It’s that time of year, when we vow to make good on our New Year’s resolutions. Because we want big results, we start with big goals. We resolve to go to the gym an hour every day. Eat healthy — all the time. Or spend a half hour meditating every day. Yet, as goal-setting goes, starting big seldom leads to results.
In fact, only a small percentage of us keep our New Year’s resolutions. A 2017 University of Scranton External Site study suggests that only 9 percent of people achieve their New Year’s goals.
"Stack" on healthy habits you're already doing
If you’re looking for a new approach to goal setting and self-improvement, try “habit stacking.” The idea is simple: You take your current healthy habits and build on them, a little bit at a time.
With habit stacking, you first consider the good habits you maintain daily. Many of them are strong habits that you may take for granted — eating a healthy breakfast, spending time stretching or taking the dog for a walk. Others seem mundane, yet they are also important: brushing your teeth, wearing a seatbelt or locking the doors at night.
Next, you find a new behavior or habit that you want to adopt, and you “stack” it or add it to the habit you already have in place.
For example, flossing after brushing your teeth. Meditating for five minutes after your healthy breakfast. Or lift weights for five minutes after you take your dog for a walk.
“Habit-stacking works because you’re more likely to stick to a new behavior if it links to a pattern, task or habit already built into your brain,” says Angie Allen, a licensed mental health counselor in Clive, Iowa. “You’ll stick to the new behavior if it isn’t a huge commitment of time and effort. Start small and work your way into the habit.”
Safety: Before I put on my seatbelt, I will turn off my phone. Quality-time: Before tucking my child into bed, I will read to her for five minutes. Meditation: After I make my morning coffee, I will mediate for one minute. Getting organized: Before I turn on the TV, I will organize a shelf, cabinet or drawer. Hydration: Before I eat dinner, I will drink a cup of water. Kindness/appreciation: After I get home from work, I will compliment my spouse. Gratitude: Before I go to bed, I will think of one person I am grateful for. Procrastination-busting: Before I check my email, I will complete one task on my to-do list.
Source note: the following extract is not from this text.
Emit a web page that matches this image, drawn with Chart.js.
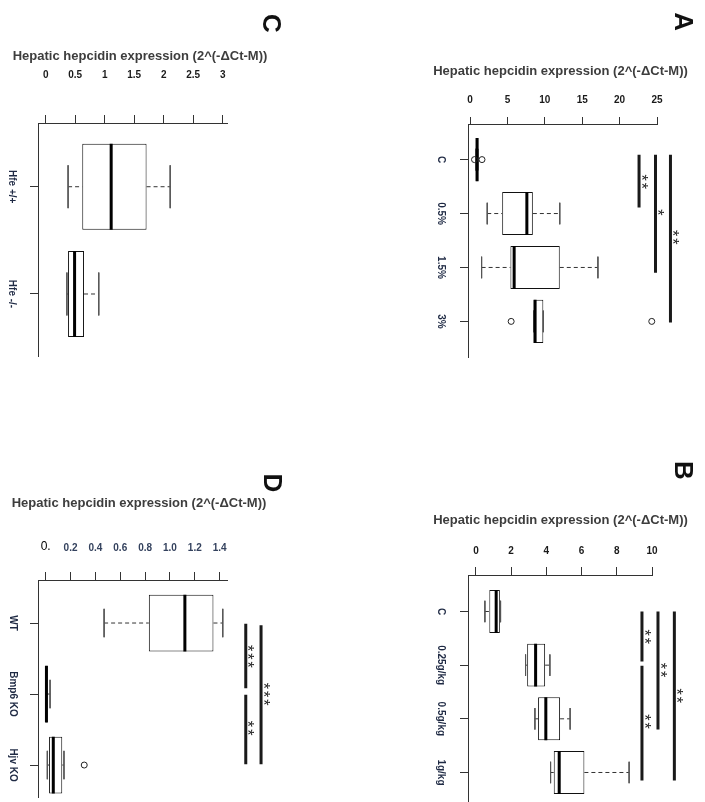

“If you have a fitness-oriented resolution but do not have an established fitness routine, start with a trigger, such as eating lunch,” says Allen. “Then add, ‘After I eat lunch, I will walk for five minutes.’ It’s likely that once you get started, you’ll find it easy to tack on more time to the activity.”
Or, if you want to strengthen your core, start with a trigger, such as making your bed in the morning. Start with 10 crunches. As time goes on, you can add more crunches. Or, you can add a plank and gradually increase your endurance.
For more established fitness routines, you can “stack” new exercises onto your current workout. For example, if you want to build strength, stack five minutes of weight lifting onto your morning run. If you want to work on flexibility, stack five minutes of stretching. If you want to build speed into your cardio, stack five minutes of interval training. Simply take your goal and build it into your workout.